All of this major rearrangement of weather patterns has meant that we have delayed planting in order to reserve our irrigation water, and hesitated to invest in the season.

But, we finally bit the bullet a few weeks ago and began planting for 2015-2016. We have designed a smaller amount of growing space this year, so we will have perhaps a little less on offer in terms of quantity. We are experimenting with a few new crops, and even some new growing techniques that are going to conserve even more water. We have created a few new areas of permaculture techniques, including some giant Hugel beds, and so far the productivity seems high, although insect activity is higher than we’ve ever seen it all over the farm — we and many other farmers on the island are struggling with record numbers of aphids, caterpillars and other garden pests. We are also not alone in experiencing overwhelming growth rates of noxious weeds, which survived even when more desirable grasses and forbs perished in the drought.

A pasture is full of piles of weeds, pulled up by hand.
Kiko has been painstakingly handweeding the toxic physic nut in the pastures for weeks to try to prevent further spread. There are literally thousands of these growing, and they are poisonous to livestock.

We gratefully welcome our new employee, Katie, who is fitting right in with the crew and learning quickly!

We are waiting another week and a half before opening so that we can have salad greens for your holidays. We’ll reopen Saturday, December 12, 10 AM – 12 noon, (Christmas Boat Parade Day). We’ll have herbs, veggies, salad greens and fruit! See you in ten days!

Love, ARTfarm

ARTfarm Saturday Stand 10am

A similar lineup to last week, with a slight mango alteration: Sweet salad mix, garlic chives, mint. From our partners: Haitian Kidney mangoes (and a few Nam Doc Mai mangoes) from Alex at Tropical Exotics, and vegan ice cream from I-Sha in summer flavors: passionfruit, breadfruit, jojo and banana. Open on the South Shore Road, 10am – 12 noon. We literally have less than a dozen bags of sweet mix to sell tomorrow morning, so if you arrive later you may only be able to pick up some mangoes, herbs and ice cream.

Farmer Luca has not quite made a final decision, but we may close down early for our summer/fall break.
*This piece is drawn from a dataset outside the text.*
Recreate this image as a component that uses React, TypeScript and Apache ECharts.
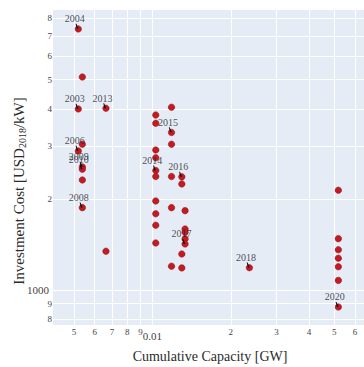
import React, { useEffect, useRef } from 'react';
import * as echarts from 'echarts';

// Cumulative capacity [GW] and investment cost [USD2018/kW] per observation
const capacityGW = [
  0.00519, 0.00538, 0.00519, 0.00663, 0.00519, 0.00538, 0.00538, 0.00538, 0.00538, 0.00538, 0.00663,
  0.0103, 0.0103, 0.0103, 0.0103, 0.0103, 0.0103, 0.0103, 0.0103, 0.0103, 0.0103,
  0.01184, 0.01184, 0.01184, 0.01184, 0.01184, 0.01184,
  0.01297, 0.01297, 0.01297, 0.01297,
  0.01335, 0.01335, 0.01335, 0.01335, 0.01335,
  0.02358,
  0.0518, 0.0518, 0.0518, 0.0518, 0.0518, 0.0518, 0.0518,
];
const costUSD = [
  7375, 5105, 3997, 4018, 2897, 3050, 2563, 2518, 2320, 1877, 1344,
  3815, 3581, 2919, 2750, 2495, 2383, 1975, 1791, 1640, 1432,
  4049, 3338, 3050, 2383, 1877, 1198,
  2376, 2250, 1316, 1183,
  1834, 1594, 1555, 1477, 1421,
  1185,
  2144, 1480, 1360, 1274, 1194, 1075, 877,
];
const yearLabels = [
  '2004', '', '2003', '2013', '2006', '', '2009', '2010', '', '2008', '',
  '', '', '', '', '2014', '', '', '', '', '',
  '', '2015', '', '', '', '',
  '2016', '', '', '',
  '', '', '', '', '2017',
  '2018',
  '', '', '', '', '', '', '2020',
];

const xTickValues = [0.005, 0.006, 0.007, 0.008, 0.009, 0.01, 0.02, 0.03, 0.04, 0.05, 0.06];
const yTickValues = [800, 900, 1000, 2000, 3000, 4000, 5000, 6000, 7000, 8000];

const SERIF = '"Liberation Serif", "DejaVu Serif", serif';
const TICK_COLOR = '#444';

function isPowerOfTen(v: number) {
  const l = Math.log10(v);
  return Math.abs(l - Math.round(l)) < 1e-6;
}
function leadingDigit(v: number) {
  const e = Math.floor(Math.log10(v) + 1e-9);
  return Math.round(v / Math.pow(10, e));
}
function tickFormatter(v: number) {
  if (isPowerOfTen(v)) return `{maj|${Number(v.toPrecision(6))}}`;
  return `{min|${leadingDigit(v)}}`;
}

export default function App() {
  const ref = useRef<HTMLDivElement>(null);

  useEffect(() => {
    if (!ref.current) return;
    const chart = echarts.init(ref.current, undefined, { renderer: 'svg' });

    const points = capacityGW.map((x, i) => [x, costUSD[i]]);
    const annotated = capacityGW
      .map((x, i) => ({ value: [x, costUSD[i]], name: yearLabels[i] }))
      .filter((d) => d.name !== '');

    chart.setOption({
      animation: false,
      backgroundColor: '#ffffff',
      grid: {
        left: 53,
        top: 10,
        width: 321,
        height: 315,
        show: true,
        backgroundColor: '#E5ECF6',
        borderWidth: 0,
      },
      xAxis: {
        type: 'log',
        logBase: 10,
        min: 0.00415,
        max: 0.065,
        axisLine: { show: false },
        axisTick: { show: false, customValues: xTickValues },
        splitLine: { show: true, lineStyle: { color: '#ffffff', width: 1 } },
        axisLabel: {
          customValues: xTickValues,
          formatter: tickFormatter,
          margin: 2,
          rich: {
            min: { fontSize: 9, lineHeight: 10, color: TICK_COLOR, fontFamily: SERIF },
            maj: { fontSize: 11, lineHeight: 12, color: TICK_COLOR, fontFamily: SERIF, padding: [6, 0, 0, 0] },
          },
        },
      },
      yAxis: {
        type: 'log',
        logBase: 10,
        min: 764,
        max: 8528,
        axisLine: { show: false },
        axisTick: { show: false, customValues: yTickValues },
        splitLine: { show: true, lineStyle: { color: '#ffffff', width: 1 } },
        axisLabel: {
          customValues: yTickValues,
          formatter: tickFormatter,
          margin: 1,
          rich: {
            min: { fontSize: 9, lineHeight: 10, color: TICK_COLOR, fontFamily: SERIF },
            maj: { fontSize: 11, lineHeight: 12, color: TICK_COLOR, fontFamily: SERIF, padding: [0, 3, 0, 0] },
          },
        },
      },
      graphic: [
        {
          type: 'text',
          x: 210,
          y: 356,
          style: {
            text: 'Cumulative Capacity [GW]',
            font: `14px ${SERIF}`,
            fill: '#2b2b2b',
            align: 'center',
            verticalAlign: 'middle',
          },
        },
        {
          type: 'text',
          x: 19,
          y: 191,
          rotation: Math.PI / 2,
          style: {
            text: '{a|Investment Cost [USD}{s|2018}{a|/kW]}',
            align: 'center',
            verticalAlign: 'middle',
            rich: {
              a: { fontSize: 15, fontFamily: SERIF, fill: '#2b2b2b', color: '#2b2b2b' },
              s: { fontSize: 10, fontFamily: SERIF, fill: '#2b2b2b', color: '#2b2b2b', padding: [7, 0, 0, 0] },
            },
          },
        },
      ],
      series: [
        {
          type: 'scatter',
          data: points,
          symbolSize: 6.5,
          itemStyle: { color: '#c41a22', borderColor: '#8a0d12', borderWidth: 0.5, opacity: 1 },
          z: 2,
          silent: true,
        },
        {
          type: 'scatter',
          data: annotated,
          symbol: 'path://M0 0 L3 0 L10 20 L4 20 Z',
          symbolKeepAspect: false,
          symbolSize: [3, 5],
          symbolOffset: [-1.2, -2.6],
          itemStyle: { color: '#111', opacity: 1 },
          z: 3,
          silent: true,
        },
        {
          type: 'scatter',
          data: annotated,
          symbolSize: 1,
          itemStyle: { color: 'rgba(0,0,0,0)' },
          label: {
            show: true,
            position: 'inside',
            offset: [-3.5, -10],
            formatter: '{b}',
            fontSize: 10,
            fontFamily: SERIF,
            color: '#222',
          },
          z: 4,
          silent: true,
        },
      ],
    });

    return () => chart.dispose();
  }, []);

  return (
    <div
      ref={ref}
      style={{ position: 'absolute', left: 0, top: 0, width: 364, height: 367 }}
    />
  );
}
We did get around half an inch of rain over this past week. Consistent winds have caused most of the moisture to evaporate quickly from the soil and plants, unfortunately. Much more will be needed to affect any kind of drought recovery, but we are grateful for and celebrating every drop that falls!

A photo taken in bright sunlight shows a barren landscape of dry soil and dead trees at the edge of a gully. The scattered skeleton of a deer rests in the foreground.
Pastures at ARTfarm, Summer 2015. Extreme drought conditions, including brushfires, have caused a shortage of pasture forage that has negatively affected both domestic and wild creatures. Normally this riparian area of gut bank would be lush with guinea grass, various types of palatable broadleaf weeds, flowering shrubs and trees, and leguminous vines to provide an extensive and diverse diet plus shade and cover for birds, reptiles and wild mammals. Here you see barren soil and the bleached bones of a deer in their stead. While this is generally a dry period of the year, this amount of bare soil and the die-off of so many trees is highly unusual.

Many farmers in the Virgin Islands, particular those who are primarily livestock producers, are really suffering right now. The local and federal government agricultural agencies are working hard to find some drought relief sources for all of us but it may take some time (one timetable we heard about said not until December 2015). Some ideas for helping are in the works, and we will let you know if we hear of a secure and reliable way for the public to donate or otherwise contribute to help bring in emergency grain and hay to keep our island flocks and herds alive. If you have a contact working in the shipping/cargo business, or know of any stateside hay producers willing to donate or discount their hay, please pass their contact information on to us or to Dr. Bradford, Director of Veterinary Services at the VI Department of Agriculture. Also helpful in receiving help would be a fiduciary to collect and hold donated funds and a secure central distribution point for trailers of hay and feed.